The body of the former member of girl group f(x) was discovered by her manager in her house in Sujeong-gu, Seongnam, south of the capital Seoul, on Monday afternoon local time, police told CNN. In a statement Tuesday, Sulli’s agency SM Entertainment said the star’s family was planning a private funeral, adding that relatives were “grief-stricken by this unexpected sad news.”
But her opinions often made her a target of online trolls, particularly by anti-feminists, said CedarBough Saeji, an expert in Korean culture and society at the University of British Columbia.
“She was brave,” Saeji said on Tuesday. “The fact that Sulli repeatedly did things that misogynists didn’t like, and refused to apologize, is how she really stood out.”
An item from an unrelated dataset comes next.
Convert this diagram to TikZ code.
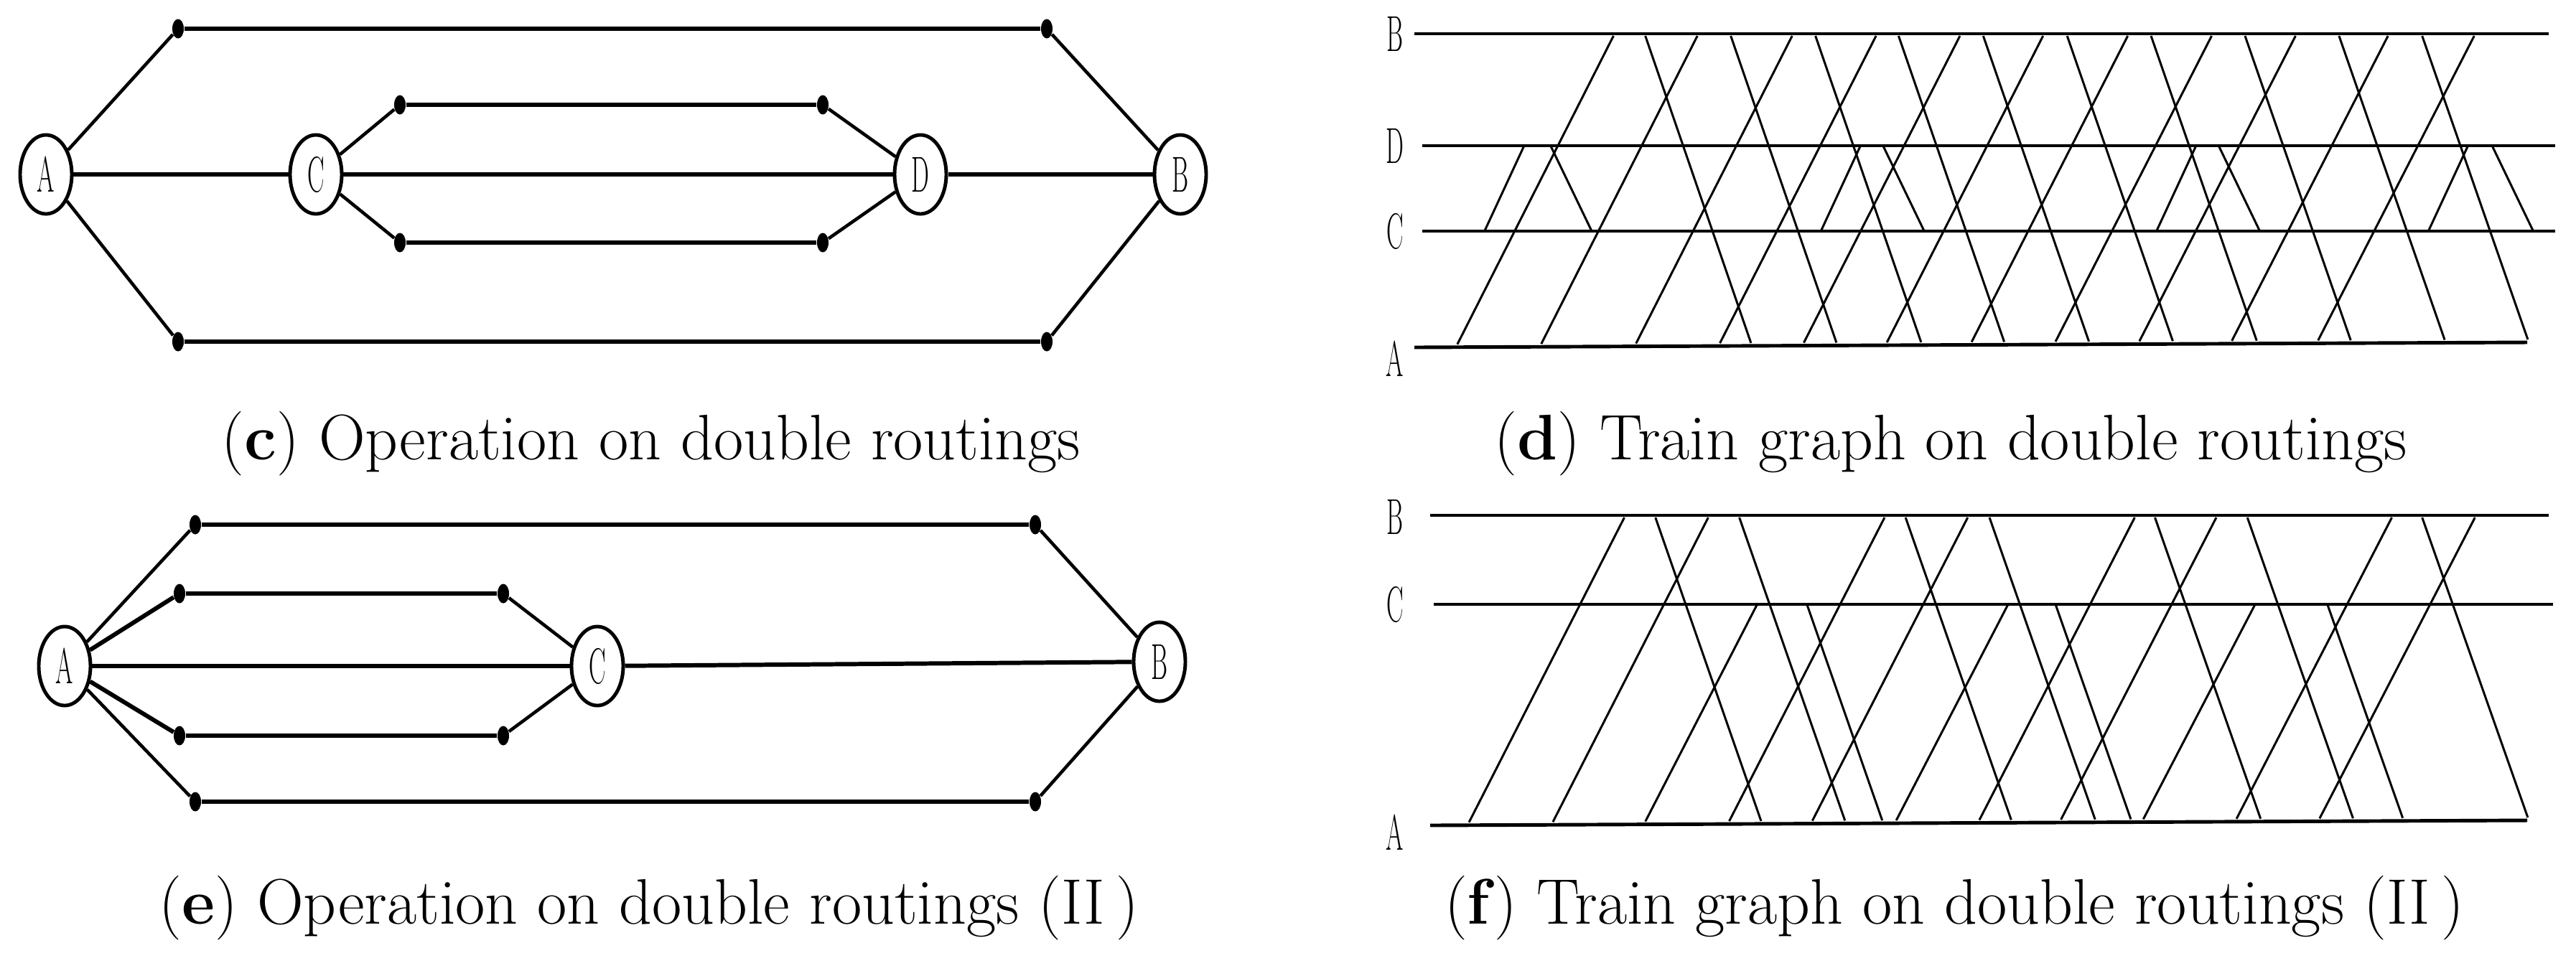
\documentclass[tikz,border=0pt]{standalone}
\usetikzlibrary{shapes.geometric}
\begin{document}
\begin{tikzpicture}[x=0.01cm,y=-0.01cm,
  stn/.style={ellipse,draw,line width=1.4pt,fill=white,minimum width=0.72cm,minimum height=1.1cm,inner sep=0pt,font=\fontsize{20}{20}\selectfont},
  dot/.style={ellipse,fill=black,minimum width=0.16cm,minimum height=0.27cm,inner sep=0pt},
  thick line/.style={line width=1.7pt},
  thin line/.style={line width=1.3pt},
  lbl/.style={inner sep=0pt,font=\fontsize{20}{20}\selectfont},
  track/.style={line width=1.4pt},
  train/.style={line width=0.85pt},
  captxt/.style={anchor=base,inner sep=0pt,font=\fontsize{25.5}{30}\selectfont}]
\useasboundingbox (0,0) rectangle (3588,1338);
\newcommand{\nl}[1]{\scalebox{0.5}[1]{#1}}
% ---------- (c) ----------
\node[stn] (cA) at (64,243) {\nl{A}};
\node[stn] (cC) at (440,243) {\nl{C}};
\node[stn] (cD) at (1282,243) {\nl{D}};
\node[stn] (cB) at (1644,243) {\nl{B}};
\node[dot] (c1) at (248,40) {};
\node[dot] (c2) at (1458,40) {};
\node[dot] (c3) at (248,476) {};
\node[dot] (c4) at (1458,476) {};
\node[dot] (c5) at (557,146) {};
\node[dot] (c6) at (1146,146) {};
\node[dot] (c7) at (557,338) {};
\node[dot] (c8) at (1146,338) {};
\draw[thin line] (cA) -- (c1); \draw[thick line] (c1) -- (c2); \draw[thin line] (c2) -- (cB);
\draw[thin line] (cA) -- (c3); \draw[thick line] (c3) -- (c4); \draw[thin line] (c4) -- (cB);
\draw[thin line] (cC) -- (c5); \draw[thick line] (c5) -- (c6); \draw[thin line] (c6) -- (cD);
\draw[thin line] (cC) -- (c7); \draw[thick line] (c7) -- (c8); \draw[thin line] (c8) -- (cD);
\draw[thick line] (cA) -- (cC); \draw[thick line] (cC) -- (cD); \draw[thick line] (cD) -- (cB);
% ---------- (e) ----------
\node[stn] (eA) at (90,928) {\nl{A}};
\node[stn] (eC) at (832,928) {\nl{C}};
\node[stn] (eB) at (1615,922) {\nl{B}};
\node[dot] (e1) at (272,731) {};
\node[dot] (e2) at (1442,731) {};
\node[dot] (e3) at (272,1117) {};
\node[dot] (e4) at (1442,1117) {};
\node[dot] (e5) at (250,827) {};
\node[dot] (e6) at (701,827) {};
\node[dot] (e7) at (250,1025) {};
\node[dot] (e8) at (701,1025) {};
\draw[thin line] (eA) -- (e1); \draw[thick line] (e1) -- (e2); \draw[thin line] (e2) -- (eB);
\draw[thin line] (eA) -- (e3); \draw[thick line] (e3) -- (e4); \draw[thin line] (e4) -- (eB);
\draw[thick line] (eA) -- (e5); \draw[thick line] (e5) -- (e6); \draw[thin line] (e6) -- (eC);
\draw[thick line] (eA) -- (e7); \draw[thick line] (e7) -- (e8); \draw[thin line] (e8) -- (eC);
\draw[thick line] (eA) -- (eC); \draw[thick line] (eC) -- (eB);
% ---------- (d) ----------
\node[lbl] (dlB) at (1943,47) {\nl{B}};
\node[lbl] (dlD) at (1943,203) {\nl{D}};
\node[lbl] (dlC) at (1943,322) {\nl{C}};
\node[lbl] (dlA) at (1943,500) {\nl{A}};
\draw[track] (1970,47) -- (3550,47);
\draw[track] (1981,203) -- (3559,203);
\draw[track] (1981,322) -- (3559,322);
\draw[track] (1970,484) -- (3520,477);
\foreach \a in {120,228,350,458,566,673,782,890,998,1117,1228}
  \draw[train] ({1900+1.082*\a},{480-7*(1.082*\a-70)/1550}) -- ({1900+1.082*(\a+201)},50);
\foreach \b in {362,472,581,688,797,905,1013,1134,1255,1362}
  \draw[train] ({1900+1.082*\b},50) -- ({1900+1.082*(\b+136)},{480-7*(1.082*(\b+136)-70)/1550});
\foreach \a in {155,588,1020,1370}
  \draw[train] ({1900+1.082*\a},322) -- ({1900+1.082*(\a+51)},203);
\foreach \b in {240,668,1100,1452}
  \draw[train] ({1900+1.082*\b},203) -- ({1900+1.082*(\b+53)},322);
% ---------- (f) ----------
\node[lbl] (flB) at (1943,720) {\nl{B}};
\node[lbl] (flC) at (1943,842) {\nl{C}};
\node[lbl] (flA) at (1943,1160) {\nl{A}};
\draw[track] (1992,718) -- (3550,718);
\draw[track] (1997,842) -- (3556,842);
\draw[track] (1992,1150) -- (3520,1143);
\foreach \a in {135,243,470,577,792,897,1123,1230}
  \draw[train] ({1900+1.082*\a},{1146-7*(1.082*\a-92)/1528}) -- ({1900+1.082*(\a+200)},721);
\foreach \a in {362,685,1003}
  \draw[train] ({1900+1.082*\a},{1146-7*(1.082*\a-92)/1528}) -- ({1900+1.082*(\a+144)},842);
\foreach \b in {375,483,697,805,1018,1137,1362}
  \draw[train] ({1900+1.082*\b},721) -- ({1900+1.082*(\b+136)},{1146-7*(1.082*(\b+136)-92)/1528});
\foreach \b in {570,890,1240}
  \draw[train] ({1900+1.082*\b},842) -- ({1900+1.082*(\b+97)},{1146-7*(1.082*(\b+97)-92)/1528});
% ---------- captions ----------
\node[captxt] (capc) at (907,640) {(\textbf{c}) Operation on double routings};
\node[captxt] (capd) at (2717,640) {(\textbf{d}) Train graph on double routings};
\node[captxt] (cape) at (904,1287) {(\textbf{e}) Operation on double routings (II\,)};
\node[captxt] (capf) at (2722,1287) {(\textbf{f}) Train graph on double routings (II\,)};
\end{tikzpicture}
\end{document}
Saeji said that in South Korea, K-pop stars were expected to apologize publicly when they failed to meet the high — and sometimes unrealistic — standards expected by the industry. But Sulli refused to change, even appearing on a TV show that featured K-pop stars discussing the challenges of negative online comments.
“That society would criticize her so heavily just for showing individuality in a way that did not conform exactly to Korean social norms, that’s just so incredibly sad,” Saeji said.
“I’m so sorry that she didn’t have people supporting her in the same way that she was supporting — in her own quirky way — gender equality in Korea. She was also being a voice, and being a proponent, for larger issues in Korean society.”
As of Tuesday, three petitions had been lodged on the Blue House petition site, all demanding tighter rules for cyber-bullying.
South Korea’s entertainment industry has become one of the country’s biggest exports in the past decade. But K-pop stars — who often train for years before they debut — are subject to intense pressure, which has been linked to a mental health crisis in the industry.